An Education Dichotomy


There was an interesting dichotomy in today’s morning paper. On the front page one of the headlines read, “Auditor: Lottery Didn’t Pay Schools Millions.”

On the first page of the Local section, the headline read: “Learning Centers Might Close.”

First a little about the nuts and bolts of each of these articles.

The California State Lottery was created in 1984 via a ballot measure that required 34% of the lottery sales revenue to go to schools, and capped administrative expenses at 16%. This sounds pretty straight forward although it is unclear where the other 50% goes. But then in 2010 the Legislature (predominately Democrats, with a Democratic Governor) voted you allow “a smaller percentage to go to education as long as lottery managers used ‘best practices’.” . . . whatever that means! To be clear, apparently the California Legislature thought it was okay in 2010 for them to change the parameters of the Lottery Act that the people approved back in 1984! On 2/25/20 state officials released an audit alleging that the management of the California Lottery short-changed schools by millions of dollars (is “short-changed” actually just another more polite way of saying “stole, cheated, or swindled?”). The auditor initially stated that the deficit was $69 million. That amount was then reduced to $36 million. This sounds like a convenient plea bargain sort of arrangement . . . from $69 million to $36 million does not sound like just a misplaced decimal point! More important into whose pockets did these millions of dollars go? This type of skullduggery is a perfect example of why I vote “No” on all the ballot propositions. 
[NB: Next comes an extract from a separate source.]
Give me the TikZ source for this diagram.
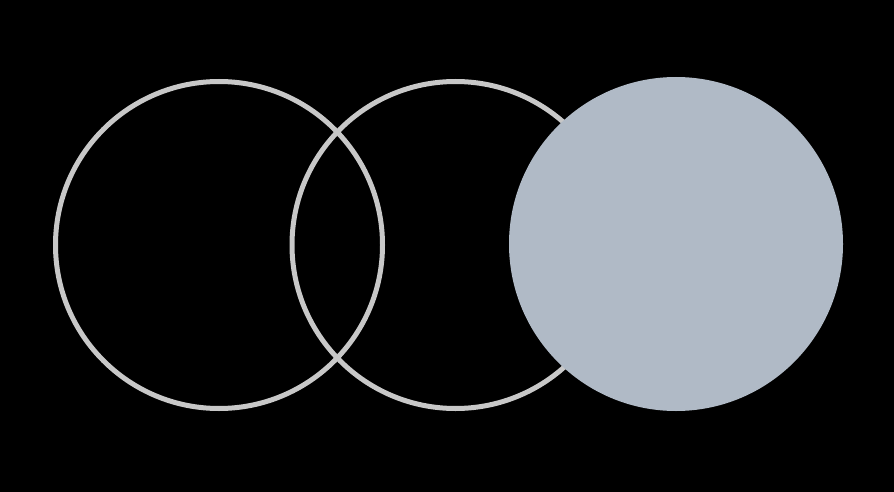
\documentclass[tikz,border=0pt]{standalone}
\definecolor{ring}{HTML}{C8C8C8}
\definecolor{disc}{HTML}{B0BAC6}
\begin{document}
\begin{tikzpicture}[x=1pt,y=-1pt,
  ringstyle/.style={draw=ring, line width=5pt, circle, minimum size=327pt, inner sep=0pt},
  discstyle/.style={fill=disc, circle, minimum size=334pt, inner sep=0pt}]
\fill[black] (0,0) rectangle (894,492);
\useasboundingbox (0,0) rectangle (894,492);
\node[ringstyle] (c1) at (219,245) {};
\node[ringstyle] (c2) at (455.5,245) {};
\node[discstyle] (c3) at (676,244) {};
\end{tikzpicture}
\end{document}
And in an unrelated piece of lottery related chicanery there is an investigation into the lottery’s gift  of 30,000 Scratchers tickets, worth $212,500, to “The Ellen DeGeneres Show.” These Scratchers were then handed out to the studio audience!

As I recall the Lottery Act of 1984 was supposed to benefit California schools not audience members of a TV show . . . Hmmmm!

As far as the article in the Local section, the Sweetwater Union High School District School Board proposed cuts that would save the district $20 million in 2021 budget. Why so much? . . . err, the district currently has a $30 million budget shortfall! How does a school district manage to have a $30 million budget shortfall? Three potential reasons: increasing pension costs, increasing number of administrators with increasing salaries, decreased funding from the state, or . . . Pay close attention here . . . Mismanagement, gross mismanagement by the school board. Notice I did not accuse anyone of a crime. The last I checked, stupidity is not a crime! Also notice that I did not mention teacher’s salaries.

One wonders if some of the “misplaced” $36 million of lottery (for schools) money could actually be used here to help schools in the Sweetwater School District!